Friday, January 16, 2009

Pictures, still and moving - Darwin - Morris

Four topics today.

Pictures, Moving: I'm netflixing Robert Downey, Jr. movies lately, because he's one of those actors who I find consistently mesmerizing. The other night, I saw him in a little movie called "A Guide to Recognizing Your Saints," which was about a guy going back to his old New York neighborhood and confronting his past. It resonated with me. What do writers do, after all, but this? Over and over again...

Pictures, Still: Went to World Press Photo '08 last night -- their opening reception and "Behind the Lens" presentation, as I have for the last several years. It's a wonderful event, hosted annually by the Annenberg School of Communication here at USC. World Press Photo is "the leading international press-photography" competition. Of the thousands (tens of thousands) of images submitted each year, they select one winning image, but also first second and third places in a variety of new photo categories, from sports to war to daily life. The pictures are on display in the lobby for a month or two (and free to look at). But the "Behind the Lens" presentation is where several of the photographers themselves are brought in to speak about their work. I've read some very good work by war correspondents (special note goes to one of my all-time favorite books, Dispatches, by Michael Herr). I got deeper into the heads of the people in this strange profession while writing Heads, once I decided to toss Michael Apres and Jack Velazquez, journalist and photojournalist respectively, into the second cell. So this event is right up my alley. Last night's speakers were the big winner, Tim Hetherington (lovely English accent) who had been embedded for a year with a group of American soldiers in Afghanistan. He was smart, well-spoken and did an excellent presentation and explanation of his work. The other photographers there included Erika Larsen (winner for a series on young hunters published in Field & Stream), Justin Maxon (winner for an image of a homeless Vietnamese woman and her child), and David Liitschwager (winner for images of microscopic sea creatures published in National Geographic). Tremendous variety in what they were trying to do, but storytellers all, in my opinion. I look forward to attending World Press Photo '09 next year.

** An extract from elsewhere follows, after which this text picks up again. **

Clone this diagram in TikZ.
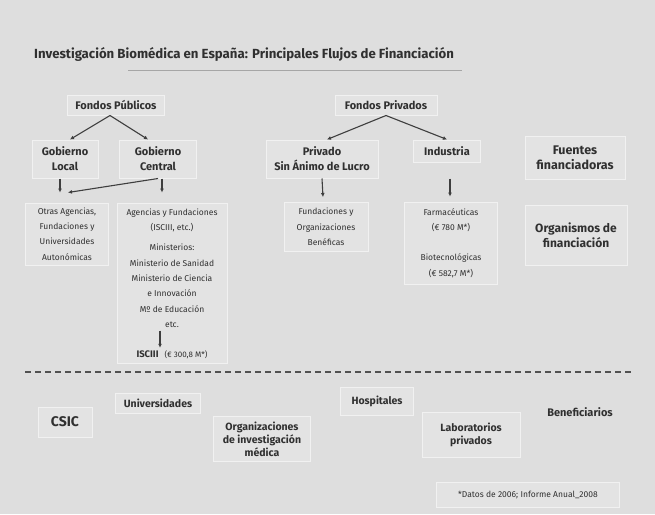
\documentclass[tikz,border=0pt]{standalone}
\usepackage{fontspec}
\setmainfont{Fira Sans}
\usetikzlibrary{arrows.meta}
\definecolor{fondo}{RGB}{222,222,222}
\definecolor{relleno}{RGB}{227,227,227}
\definecolor{borde}{RGB}{241,241,241}
\definecolor{texto}{RGB}{48,48,48}
\definecolor{linea}{RGB}{62,62,62}
\tikzset{
% flecha estandar
>={Latex[length=4pt,width=4pt]},
caja/.style={rectangle, draw=borde, line width=1pt, fill=relleno, align=center, inner sep=0, text=texto},
fuente/.style={font=\fontsize{11}{15}\selectfont\bfseries},
detalle/.style={font=\fontsize{8.5}{15.3}\selectfont},
rotulo/.style={font=\fontsize{12.5}{15}\selectfont\bfseries, text=texto, align=center, inner sep=0},
benef/.style={font=\fontsize{10.5}{13}\selectfont\bfseries},
flecha/.style={->, draw=linea, line width=1.1pt}
}

\begin{document}
\begin{tikzpicture}[x=1pt, y=-1pt]
  \useasboundingbox (0,0) rectangle (655,514);
  \fill[fondo] (0,0) rectangle (655,514);

  % titulo
  \node[rotulo, font=\fontsize{13.2}{15}\selectfont\bfseries, anchor=west] (titulo) at (34,54) {Investigación Biomédica en España: Principales Flujos de Financiación};
  \draw[gray!70, line width=0.8pt] ([xshift=94pt,yshift=-9pt]titulo.south west) -- ([xshift=8pt,yshift=-9pt]titulo.south east);

  % fuentes publicas
  \node[caja, fuente, minimum width=97pt, minimum height=20pt] (pub) at (116,105) {Fondos Públicos};
  \node[caja, fuente, minimum width=66pt, minimum height=38pt] (loc) at (65,159) {Gobierno\\Local};
  \node[caja, fuente, minimum width=77pt, minimum height=38pt] (cen) at (158,159) {Gobierno\\Central};

  % fuentes privadas
  \node[caja, fuente, minimum width=102pt, minimum height=20pt] (priv) at (386,105) {Fondos Privados};
  \node[caja, fuente, minimum width=112pt, minimum height=38pt] (sal) at (322,159) {Privado\\Sin Ánimo de Lucro};
  \node[caja, fuente, minimum width=67pt, minimum height=22pt] (ind) at (447,151) {Industria};

  \node[caja, rotulo, minimum width=100pt, minimum height=43pt] (fuentes) at (575,158) {Fuentes\\financiadoras};

  % organismos
  \node[caja, detalle, minimum width=83pt, minimum height=62pt] (otras) at (67,234) {Otras Agencias,\\Fundaciones y\\Universidades\\Autonómicas};
  \node[caja, minimum width=110pt, minimum height=160pt] (agen) at (172,283) {};
  \node[detalle, text=texto, align=center, inner sep=0] (agentxt) at (172,268) {Agencias y Fundaciones\\(ISCIII, etc.)\\[5pt]Ministerios:\\Ministerio de Sanidad\\Ministerio de Ciencia\\e Innovación\\Mº de Educación\\etc.};
  \node[text=texto, inner sep=0, font=\fontsize{8}{9}\selectfont] (isciii) at (172,355) {{\fontsize{9.5}{10}\selectfont\bfseries ISCIII}\hspace{6pt}(€ 300,8 M*)};

  \node[caja, detalle, minimum width=84pt, minimum height=49pt] (fund) at (326,227) {Fundaciones y\\Organizaciones\\Benéficas};
  \node[caja, detalle, minimum width=93pt, minimum height=82pt] (farm) at (451,243) {Farmacéuticas\\(€ 780 M*)\\[15pt]Biotecnológicas\\(€ 582,7 M*)};

  \node[caja, rotulo, font=\fontsize{12}{15}\selectfont\bfseries, minimum width=102pt, minimum height=60pt] (org) at (576,235) {Organismos de\\financiación};

  % flechas
  \draw[flecha] ([xshift=-6pt]pub.south) -- ([xshift=5pt]loc.north);
  \draw[flecha] ([xshift=-6pt]pub.south) -- ([xshift=-10pt]cen.north);
  \draw[flecha] (priv.south) -- ([xshift=5pt]sal.north);
  \draw[flecha] (priv.south) -- (ind.north);
  \draw[flecha] ([xshift=-5pt]loc.south) -- ([xshift=-7pt,yshift=10pt]otras.north);
  \draw[flecha] (cen.south) -- ([xshift=1pt,yshift=10pt]otras.north);
  \draw[flecha] ([xshift=4pt]cen.south) -- ([xshift=-10pt,yshift=10pt]agen.north);
  \draw[flecha] (sal.south) -- ([xshift=-3pt,yshift=5pt]fund.north);
  \draw[flecha] ([xshift=3pt,yshift=-16pt]ind.south) -- ([xshift=-1pt,yshift=5pt]farm.north);
  \draw[flecha] ([xshift=-12pt,yshift=-3pt]agentxt.south) -- ([xshift=-12pt,yshift=3pt]isciii.north);

  % separacion
  \coordinate (sepizq) at (25,372);
  \coordinate (sepder) at (632,372);
  \draw[linea!90, line width=2.6pt, dash pattern=on 6pt off 4pt] (sepizq) -- (sepder);

  % beneficiarios
  \node[caja, font=\fontsize{14}{15}\selectfont\bfseries, minimum width=54pt, minimum height=30pt] (csic) at (65,422) {CSIC};
  \node[caja, benef, minimum width=85pt, minimum height=20pt] (univ) at (158,403) {Universidades};
  \node[caja, benef, minimum width=97pt, minimum height=45pt] (orgmed) at (262,439) {Organizaciones\\de investigación\\médica};
  \node[caja, benef, minimum width=73pt, minimum height=28pt] (hosp) at (377,401) {Hospitales};
  \node[caja, benef, minimum width=98pt, minimum height=45pt] (lab) at (471,435) {Laboratorios\\privados};
  \node[rotulo, font=\fontsize{11}{13}\selectfont\bfseries] (benefic) at (580,412) {Beneficiarios};

  \node[caja, font=\fontsize{8.5}{9}\selectfont, minimum width=183pt, minimum height=25pt] (nota) at (528,495) {*Datos de 2006; Informe Anual\_2008};
\end{tikzpicture}
\end{document}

Darwin: According to the Evilutionary Biologist, whose blog I frequent (since writing Song of Extinction got me thinking about biology and ecological concerns), 2009 is the 150th anniversary of the publication of Charles Darwin's On the Origin of Species and the 200th anniversary of the author's birth. The two top science journals in the world, Science and Nature, are gearing up to provide a year's worth of content about him and his work. I look forward to reading the highlights, at the very least... interesting stuff!

Morris: Steven Leigh Morris, LA Weekly theater editor, has lost that position at the paper. Meaning that the position has been done away with, not that he's been replaced. Tough news for our town, which is full of theatrical productions clamoring for attention from critics and audience alike, and in need of smart and thoughtful people to give voice to the larger picture which we scribble in the corners of. But I really like how he puts things in his blog today. Both gracious and demanding that we take responsibility for our own theater-making. Worth a read, and all the best of luck to him as he continues to write and review here in LA.

Workshop tomorrow. Must go write pages now.